John Nobili entered the Society of Jesus in Rome in November 1828 and took his first vows in 1835. As a Jesuit scholastic, he taught humanities at several Jesuit colleges in Italy. After his ordination in 1843, Nobili volunteered for the Jesuit missions and in September of that year left Rome to join a group of missionaries being prepared for the northwest coast of North America by Father Pierre-Jean De Smet*. With De Smet, four other Jesuit priests (including Michael Accolti), one brother, and six sisters of Notre-Dame de Namur, Nobili sailed from Antwerp, Belgium, aboard the Infatigable on 9 Jan. 1844 and arrived at the Hudson’s Bay Company’s Fort Vancouver (Vancouver, Wash.) on 5 August, several days having been spent in crossing the dangerous bar of the Columbia River. During the voyage Nobili had begun to show evidence of pericarditis.
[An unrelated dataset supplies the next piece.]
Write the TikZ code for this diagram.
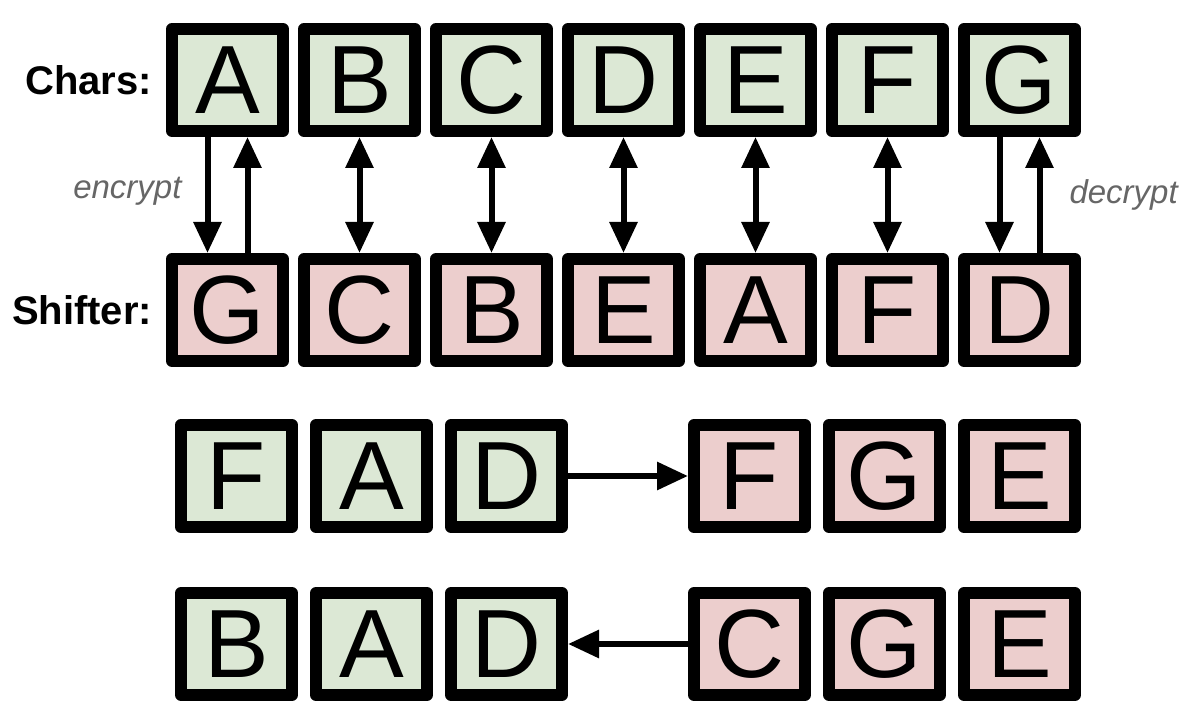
\documentclass[tikz,border=0pt]{standalone}
\usepackage{fontspec}
\setmainfont{Liberation Sans}
\usepackage{tikz}
\usetikzlibrary{positioning, arrows.meta}
\definecolor{plaingreen}{RGB}{220,232,213}
\definecolor{cipherpink}{RGB}{236,206,205}
\tikzset{
	>={Triangle[length=15.5pt, width=13.5pt]},
	letterbox/.append style={
		draw,
		line width=6pt,
		line join=round,
		minimum width=55.5pt,
		minimum height=51pt,
		inner sep=0pt,
		outer sep=3pt,
		font={\fontsize{48.5}{58}\selectfont}
	},
	plainbox/.append style={
		letterbox,
		fill=plaingreen,
	},
	cipherbox/.append style={
		letterbox,
		fill=cipherpink,
	},
	rowlbl/.append style={
		inner sep=0pt,
		outer sep=0pt,
		font={\fontsize{20}{24}\selectfont\bfseries}
	},
	cryptlbl/.append style={
		inner sep=0pt,
		outer sep=0pt,
		text=black!60,
		font={\fontsize{16.5}{20}\selectfont\itshape}
	},
	link/.append style={
		line width=3pt,
	}
}

\begin{document}
\begin{tikzpicture}[]
		\useasboundingbox (0,0) rectangle (598pt,-361pt);
		
		% alphabet and its shuffled partner
		\node(chA)[plainbox] at (113.75pt,-40pt){A};
		\node(chB)[plainbox, right=4.5pt of chA]{B};
		\node(chC)[plainbox, right=4.5pt of chB]{C};
		\node(chD)[plainbox, right=4.5pt of chC]{D};
		\node(chE)[plainbox, right=4.5pt of chD]{E};
		\node(chF)[plainbox, right=4.5pt of chE]{F};
		\node(chG)[plainbox, right=4.5pt of chF]{G};
		
		\node(shG)[cipherbox, below=58pt of chA]{G};
		\node(shC)[cipherbox, right=4.5pt of shG]{C};
		\node(shB)[cipherbox, right=4.5pt of shC]{B};
		\node(shE)[cipherbox, right=4.5pt of shB]{E};
		\node(shA)[cipherbox, right=4.5pt of shE]{A};
		\node(shF)[cipherbox, right=4.5pt of shA]{F};
		\node(shD)[cipherbox, right=4.5pt of shF]{D};
		
		\node(charslbl)[rowlbl, left=7pt of chA]{Chars:};
		\node(shifterlbl)[rowlbl, left=7pt of shG]{Shifter:};
		
		\foreach \upper/\lower in {chB/shC, chC/shB, chD/shE, chE/shA, chF/shF}{
			\draw[<->, link] (\upper) -- (\lower);
		};
		
		\draw[->, link] ([xshift=-10pt]chA.south) -- node(enclbl)[cryptlbl, left=13pt, pos=0.47]{encrypt} ([xshift=-10pt]shG.north);
		\draw[->, link] ([xshift=10pt]shG.north) -- ([xshift=10pt]chA.south);
		\draw[->, link] ([xshift=-10pt]chG.south) -- ([xshift=-10pt]shD.north);
		\draw[->, link] ([xshift=10pt]shD.north) -- node(declbl)[cryptlbl, right=15pt]{decrypt} ([xshift=10pt]chG.south);
		
		% encrypting a word
		\node(msgF)[plainbox] at (118.25pt,-238pt){F};
		\node(msgA)[plainbox, right=6pt of msgF]{A};
		\node(msgD)[plainbox, right=6pt of msgA]{D};
		\node(codeF)[cipherbox, right=60pt of msgD]{F};
		\node(codeG)[cipherbox, right=6pt of codeF]{G};
		\node(codeE)[cipherbox, right=6pt of codeG]{E};
		
		\draw[->, link] (msgD) -- (codeF);
		
		% decrypting a word
		\node(outB)[plainbox, below=27pt of msgF]{B};
		\node(outA)[plainbox, right=6pt of outB]{A};
		\node(outD)[plainbox, right=6pt of outA]{D};
		\node(inC)[cipherbox, right=60pt of outD]{C};
		\node(inG)[cipherbox, right=6pt of inC]{G};
		\node(inE)[cipherbox, right=6pt of inG]{E};
		
		\draw[->, link] (inC) -- (outD);
		
\end{tikzpicture}
\end{document}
Nobili spent the next ten months in the area of the fort, ministering to the many French Canadian employees of the HBC, learning Indian dialects, and beginning his missionary career to the local Indians. In late June 1845 he left for New Caledonia, and while at Walla Walla (Wash.) in August he received instructions from De Smet to proceed north into the interior to visit as many Indian tribes as possible. No Catholic missionary, it seems, had ventured into this territory since the initiative taken by Father Modeste Demers* in 1841–43. The expedition came close to meeting a swift and tragic end when the HBC guide deserted Nobili and his companion, the novice brother Baptist (Battiste), taking with him their tent and provisions. This desertion appears to have been an isolated incident, for Nobili seems to have had excellent relations with the company. The missionaries were saved from death by two Cascades (Watlala) Indians.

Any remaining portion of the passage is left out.